Task: Both the line containing "Clone this chart in matplotlib." and the line containing "plt.rcParams['font.family'] = ['Liberation" are part of the range to copy, along with every line between them. Copy it exactly and leave out the pictures.

(Data records)
________
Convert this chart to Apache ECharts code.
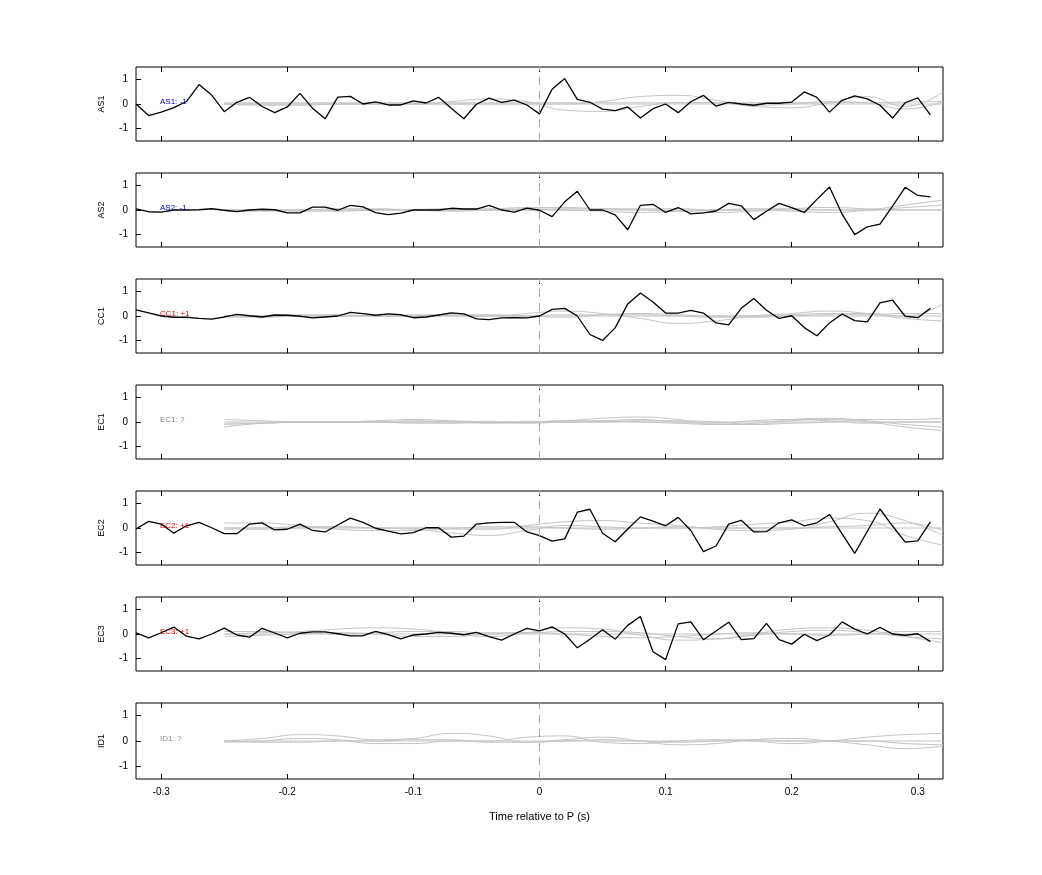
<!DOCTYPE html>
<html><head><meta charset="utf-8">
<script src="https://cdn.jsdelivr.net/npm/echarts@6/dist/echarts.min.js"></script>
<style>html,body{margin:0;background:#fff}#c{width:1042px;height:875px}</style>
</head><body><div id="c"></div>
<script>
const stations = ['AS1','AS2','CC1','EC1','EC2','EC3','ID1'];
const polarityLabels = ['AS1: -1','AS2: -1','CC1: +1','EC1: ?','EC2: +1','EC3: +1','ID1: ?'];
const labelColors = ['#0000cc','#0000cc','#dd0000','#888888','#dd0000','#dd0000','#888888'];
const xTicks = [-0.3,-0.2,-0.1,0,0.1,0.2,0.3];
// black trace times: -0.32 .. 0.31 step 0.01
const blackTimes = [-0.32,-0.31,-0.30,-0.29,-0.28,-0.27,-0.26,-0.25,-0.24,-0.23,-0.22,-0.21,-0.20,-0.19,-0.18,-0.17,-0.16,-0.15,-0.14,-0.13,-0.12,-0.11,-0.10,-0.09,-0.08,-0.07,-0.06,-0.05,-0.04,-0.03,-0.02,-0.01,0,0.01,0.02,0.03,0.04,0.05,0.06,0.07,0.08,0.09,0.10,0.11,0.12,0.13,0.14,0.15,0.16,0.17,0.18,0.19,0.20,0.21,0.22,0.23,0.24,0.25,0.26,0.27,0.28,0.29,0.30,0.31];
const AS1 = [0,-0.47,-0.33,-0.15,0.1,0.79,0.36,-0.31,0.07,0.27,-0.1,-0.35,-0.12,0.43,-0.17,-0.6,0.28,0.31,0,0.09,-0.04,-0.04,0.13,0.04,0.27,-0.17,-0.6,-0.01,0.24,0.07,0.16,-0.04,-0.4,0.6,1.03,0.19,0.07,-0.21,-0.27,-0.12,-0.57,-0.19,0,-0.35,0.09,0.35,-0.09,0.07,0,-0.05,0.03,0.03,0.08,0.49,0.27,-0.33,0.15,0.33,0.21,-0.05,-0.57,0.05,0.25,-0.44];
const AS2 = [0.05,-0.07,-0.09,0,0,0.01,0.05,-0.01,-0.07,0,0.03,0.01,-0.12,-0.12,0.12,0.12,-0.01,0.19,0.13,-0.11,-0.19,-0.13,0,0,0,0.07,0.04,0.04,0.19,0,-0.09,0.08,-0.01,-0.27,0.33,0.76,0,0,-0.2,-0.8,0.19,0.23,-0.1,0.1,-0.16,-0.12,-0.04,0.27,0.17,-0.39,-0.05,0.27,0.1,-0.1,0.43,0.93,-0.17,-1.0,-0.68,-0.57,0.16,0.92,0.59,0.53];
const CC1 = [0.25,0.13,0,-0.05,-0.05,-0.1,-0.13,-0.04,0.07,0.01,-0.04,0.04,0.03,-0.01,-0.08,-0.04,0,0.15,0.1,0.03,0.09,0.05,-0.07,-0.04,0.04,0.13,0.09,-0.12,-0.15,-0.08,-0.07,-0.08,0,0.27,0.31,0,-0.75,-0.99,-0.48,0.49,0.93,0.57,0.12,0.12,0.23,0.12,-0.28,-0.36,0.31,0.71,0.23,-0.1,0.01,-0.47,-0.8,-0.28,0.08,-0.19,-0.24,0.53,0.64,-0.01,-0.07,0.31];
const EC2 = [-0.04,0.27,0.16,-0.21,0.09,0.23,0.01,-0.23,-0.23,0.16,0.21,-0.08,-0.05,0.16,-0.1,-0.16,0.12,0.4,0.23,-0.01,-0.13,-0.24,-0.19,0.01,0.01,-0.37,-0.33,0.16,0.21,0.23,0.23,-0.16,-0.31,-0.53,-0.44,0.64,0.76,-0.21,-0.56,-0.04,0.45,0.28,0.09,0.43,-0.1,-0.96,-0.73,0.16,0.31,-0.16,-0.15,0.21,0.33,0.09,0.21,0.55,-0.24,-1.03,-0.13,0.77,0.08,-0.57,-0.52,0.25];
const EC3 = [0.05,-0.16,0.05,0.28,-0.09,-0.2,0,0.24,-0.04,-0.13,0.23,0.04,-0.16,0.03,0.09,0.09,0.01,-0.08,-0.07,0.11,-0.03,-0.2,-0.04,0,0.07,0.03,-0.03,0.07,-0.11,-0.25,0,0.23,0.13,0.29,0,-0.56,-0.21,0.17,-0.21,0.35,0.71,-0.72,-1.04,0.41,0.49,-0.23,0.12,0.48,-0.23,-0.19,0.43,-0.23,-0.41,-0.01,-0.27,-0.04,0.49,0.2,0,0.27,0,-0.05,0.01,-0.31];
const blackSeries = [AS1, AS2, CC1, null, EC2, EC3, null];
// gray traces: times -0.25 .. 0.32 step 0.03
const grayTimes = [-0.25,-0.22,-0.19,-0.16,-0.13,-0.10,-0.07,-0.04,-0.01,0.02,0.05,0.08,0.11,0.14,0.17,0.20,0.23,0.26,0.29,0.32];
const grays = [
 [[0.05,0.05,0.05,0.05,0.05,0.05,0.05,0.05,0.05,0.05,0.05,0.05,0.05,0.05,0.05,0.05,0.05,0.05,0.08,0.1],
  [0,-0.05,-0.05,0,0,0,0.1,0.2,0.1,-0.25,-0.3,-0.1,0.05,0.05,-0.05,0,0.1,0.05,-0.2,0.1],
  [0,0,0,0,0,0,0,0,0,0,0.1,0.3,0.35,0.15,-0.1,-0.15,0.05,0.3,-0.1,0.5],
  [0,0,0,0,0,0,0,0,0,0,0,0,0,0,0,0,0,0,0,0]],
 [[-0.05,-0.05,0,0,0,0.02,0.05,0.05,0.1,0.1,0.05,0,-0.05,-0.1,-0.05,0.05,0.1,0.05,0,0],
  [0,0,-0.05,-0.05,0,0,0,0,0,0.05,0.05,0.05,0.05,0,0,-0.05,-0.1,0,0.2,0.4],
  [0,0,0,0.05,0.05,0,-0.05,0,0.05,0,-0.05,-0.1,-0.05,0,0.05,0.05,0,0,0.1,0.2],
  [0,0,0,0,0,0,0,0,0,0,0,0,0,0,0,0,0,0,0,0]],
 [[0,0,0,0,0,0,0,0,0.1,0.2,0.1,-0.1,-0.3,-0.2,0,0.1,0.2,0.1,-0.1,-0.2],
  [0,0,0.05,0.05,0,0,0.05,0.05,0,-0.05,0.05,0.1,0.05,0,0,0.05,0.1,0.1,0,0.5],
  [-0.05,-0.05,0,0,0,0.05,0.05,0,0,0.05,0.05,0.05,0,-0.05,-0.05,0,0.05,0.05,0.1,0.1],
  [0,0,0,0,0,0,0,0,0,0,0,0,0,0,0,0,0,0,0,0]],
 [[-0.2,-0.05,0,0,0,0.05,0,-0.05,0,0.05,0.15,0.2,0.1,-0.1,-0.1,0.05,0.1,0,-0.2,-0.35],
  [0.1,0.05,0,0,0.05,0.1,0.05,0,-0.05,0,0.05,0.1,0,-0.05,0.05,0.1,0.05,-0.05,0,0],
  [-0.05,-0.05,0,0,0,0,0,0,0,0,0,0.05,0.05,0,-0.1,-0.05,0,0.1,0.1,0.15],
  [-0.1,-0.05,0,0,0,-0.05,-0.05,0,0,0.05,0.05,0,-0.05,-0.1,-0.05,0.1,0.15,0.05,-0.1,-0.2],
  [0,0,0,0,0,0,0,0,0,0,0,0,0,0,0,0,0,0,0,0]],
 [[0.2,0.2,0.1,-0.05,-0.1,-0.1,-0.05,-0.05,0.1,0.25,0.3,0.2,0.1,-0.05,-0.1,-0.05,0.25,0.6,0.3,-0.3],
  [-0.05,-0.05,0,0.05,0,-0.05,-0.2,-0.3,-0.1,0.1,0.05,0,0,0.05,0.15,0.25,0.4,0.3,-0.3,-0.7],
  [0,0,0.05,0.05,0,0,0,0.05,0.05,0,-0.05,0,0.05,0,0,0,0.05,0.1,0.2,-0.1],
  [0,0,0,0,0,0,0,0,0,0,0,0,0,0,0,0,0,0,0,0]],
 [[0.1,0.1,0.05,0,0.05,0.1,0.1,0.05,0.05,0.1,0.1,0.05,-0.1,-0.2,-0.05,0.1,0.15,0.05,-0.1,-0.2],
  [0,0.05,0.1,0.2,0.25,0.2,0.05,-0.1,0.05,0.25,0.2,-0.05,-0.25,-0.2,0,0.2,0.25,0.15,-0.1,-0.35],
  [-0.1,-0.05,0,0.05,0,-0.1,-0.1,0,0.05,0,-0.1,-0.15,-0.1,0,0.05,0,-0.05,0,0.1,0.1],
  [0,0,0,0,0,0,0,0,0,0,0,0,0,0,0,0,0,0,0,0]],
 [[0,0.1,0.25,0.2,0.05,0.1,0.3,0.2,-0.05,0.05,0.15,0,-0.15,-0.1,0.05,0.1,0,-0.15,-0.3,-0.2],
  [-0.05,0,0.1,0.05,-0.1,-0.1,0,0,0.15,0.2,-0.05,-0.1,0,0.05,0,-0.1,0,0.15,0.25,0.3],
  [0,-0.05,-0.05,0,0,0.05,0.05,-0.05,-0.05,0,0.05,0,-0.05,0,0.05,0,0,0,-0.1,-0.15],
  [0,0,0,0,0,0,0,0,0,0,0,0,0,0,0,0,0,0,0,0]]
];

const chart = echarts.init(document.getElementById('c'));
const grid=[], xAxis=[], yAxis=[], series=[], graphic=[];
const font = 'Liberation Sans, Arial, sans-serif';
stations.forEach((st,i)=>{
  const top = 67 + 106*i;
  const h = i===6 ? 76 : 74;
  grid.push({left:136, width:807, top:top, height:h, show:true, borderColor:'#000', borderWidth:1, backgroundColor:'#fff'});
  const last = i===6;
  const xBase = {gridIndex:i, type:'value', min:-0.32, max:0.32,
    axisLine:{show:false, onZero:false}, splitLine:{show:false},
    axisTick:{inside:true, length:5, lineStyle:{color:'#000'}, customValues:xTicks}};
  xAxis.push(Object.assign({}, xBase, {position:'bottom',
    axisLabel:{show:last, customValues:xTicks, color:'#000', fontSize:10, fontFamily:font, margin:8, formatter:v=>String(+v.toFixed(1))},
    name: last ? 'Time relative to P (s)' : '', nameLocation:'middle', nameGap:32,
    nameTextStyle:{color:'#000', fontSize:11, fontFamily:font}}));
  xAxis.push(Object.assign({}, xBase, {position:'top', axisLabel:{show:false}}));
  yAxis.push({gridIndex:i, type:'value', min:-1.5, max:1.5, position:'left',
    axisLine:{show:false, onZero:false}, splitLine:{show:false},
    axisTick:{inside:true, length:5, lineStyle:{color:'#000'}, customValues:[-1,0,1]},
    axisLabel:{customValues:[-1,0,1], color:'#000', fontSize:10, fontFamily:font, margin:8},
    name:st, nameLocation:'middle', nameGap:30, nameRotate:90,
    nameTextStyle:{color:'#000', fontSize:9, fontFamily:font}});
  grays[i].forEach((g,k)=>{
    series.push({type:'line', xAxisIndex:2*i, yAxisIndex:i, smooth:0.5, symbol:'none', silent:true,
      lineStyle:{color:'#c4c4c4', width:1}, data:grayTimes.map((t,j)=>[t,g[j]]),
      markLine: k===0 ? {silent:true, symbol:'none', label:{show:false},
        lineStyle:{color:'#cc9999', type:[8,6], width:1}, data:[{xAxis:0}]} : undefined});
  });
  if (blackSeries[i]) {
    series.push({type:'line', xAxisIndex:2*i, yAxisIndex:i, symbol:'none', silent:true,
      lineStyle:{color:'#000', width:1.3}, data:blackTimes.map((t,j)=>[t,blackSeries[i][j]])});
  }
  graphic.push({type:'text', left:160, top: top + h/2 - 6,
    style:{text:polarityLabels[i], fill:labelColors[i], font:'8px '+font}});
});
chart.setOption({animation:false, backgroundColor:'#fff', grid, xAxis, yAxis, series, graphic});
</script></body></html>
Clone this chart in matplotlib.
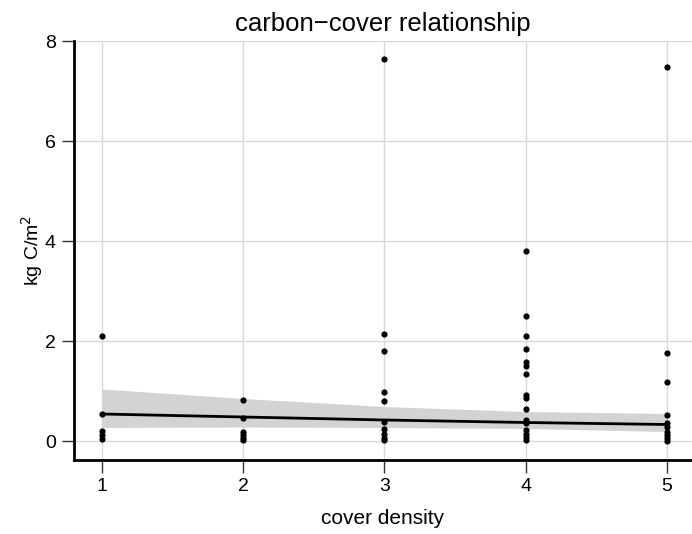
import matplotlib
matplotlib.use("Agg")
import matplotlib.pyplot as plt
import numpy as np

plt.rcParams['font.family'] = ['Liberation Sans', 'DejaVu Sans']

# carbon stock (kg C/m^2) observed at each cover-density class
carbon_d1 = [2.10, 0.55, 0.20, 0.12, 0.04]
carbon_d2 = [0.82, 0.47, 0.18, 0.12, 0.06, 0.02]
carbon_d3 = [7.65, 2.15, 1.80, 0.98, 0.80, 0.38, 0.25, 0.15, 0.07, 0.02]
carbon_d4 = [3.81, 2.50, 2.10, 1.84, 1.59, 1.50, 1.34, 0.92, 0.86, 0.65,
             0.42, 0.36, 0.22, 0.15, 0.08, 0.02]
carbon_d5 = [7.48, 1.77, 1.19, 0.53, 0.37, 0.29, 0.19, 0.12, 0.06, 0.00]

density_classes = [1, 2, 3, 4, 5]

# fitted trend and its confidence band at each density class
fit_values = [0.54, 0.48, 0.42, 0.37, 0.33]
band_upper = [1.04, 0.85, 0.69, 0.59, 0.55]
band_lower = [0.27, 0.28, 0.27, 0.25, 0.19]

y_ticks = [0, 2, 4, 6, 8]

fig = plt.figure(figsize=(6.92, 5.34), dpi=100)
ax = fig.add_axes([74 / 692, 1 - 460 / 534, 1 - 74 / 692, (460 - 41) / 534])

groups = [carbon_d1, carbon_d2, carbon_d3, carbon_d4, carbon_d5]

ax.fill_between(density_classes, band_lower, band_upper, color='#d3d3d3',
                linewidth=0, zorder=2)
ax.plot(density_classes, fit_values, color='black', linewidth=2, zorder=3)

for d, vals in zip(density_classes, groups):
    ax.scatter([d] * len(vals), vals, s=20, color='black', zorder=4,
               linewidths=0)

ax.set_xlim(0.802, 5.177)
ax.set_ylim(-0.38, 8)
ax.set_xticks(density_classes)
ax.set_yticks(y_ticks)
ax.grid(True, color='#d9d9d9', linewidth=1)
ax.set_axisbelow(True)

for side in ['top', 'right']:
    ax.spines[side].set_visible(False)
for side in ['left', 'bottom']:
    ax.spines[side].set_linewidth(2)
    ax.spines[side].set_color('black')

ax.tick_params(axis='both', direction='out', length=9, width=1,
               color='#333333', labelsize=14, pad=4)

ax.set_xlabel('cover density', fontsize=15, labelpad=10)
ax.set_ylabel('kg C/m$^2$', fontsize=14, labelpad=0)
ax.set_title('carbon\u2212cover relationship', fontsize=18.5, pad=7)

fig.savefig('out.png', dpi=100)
________
Answer to this exercise:
Clone this chart in matplotlib.
import matplotlib
matplotlib.use("Agg")
import matplotlib.pyplot as plt
import numpy as np

plt.rcParams['font.family'] = ['Liberation Sans', 'DejaVu Sans']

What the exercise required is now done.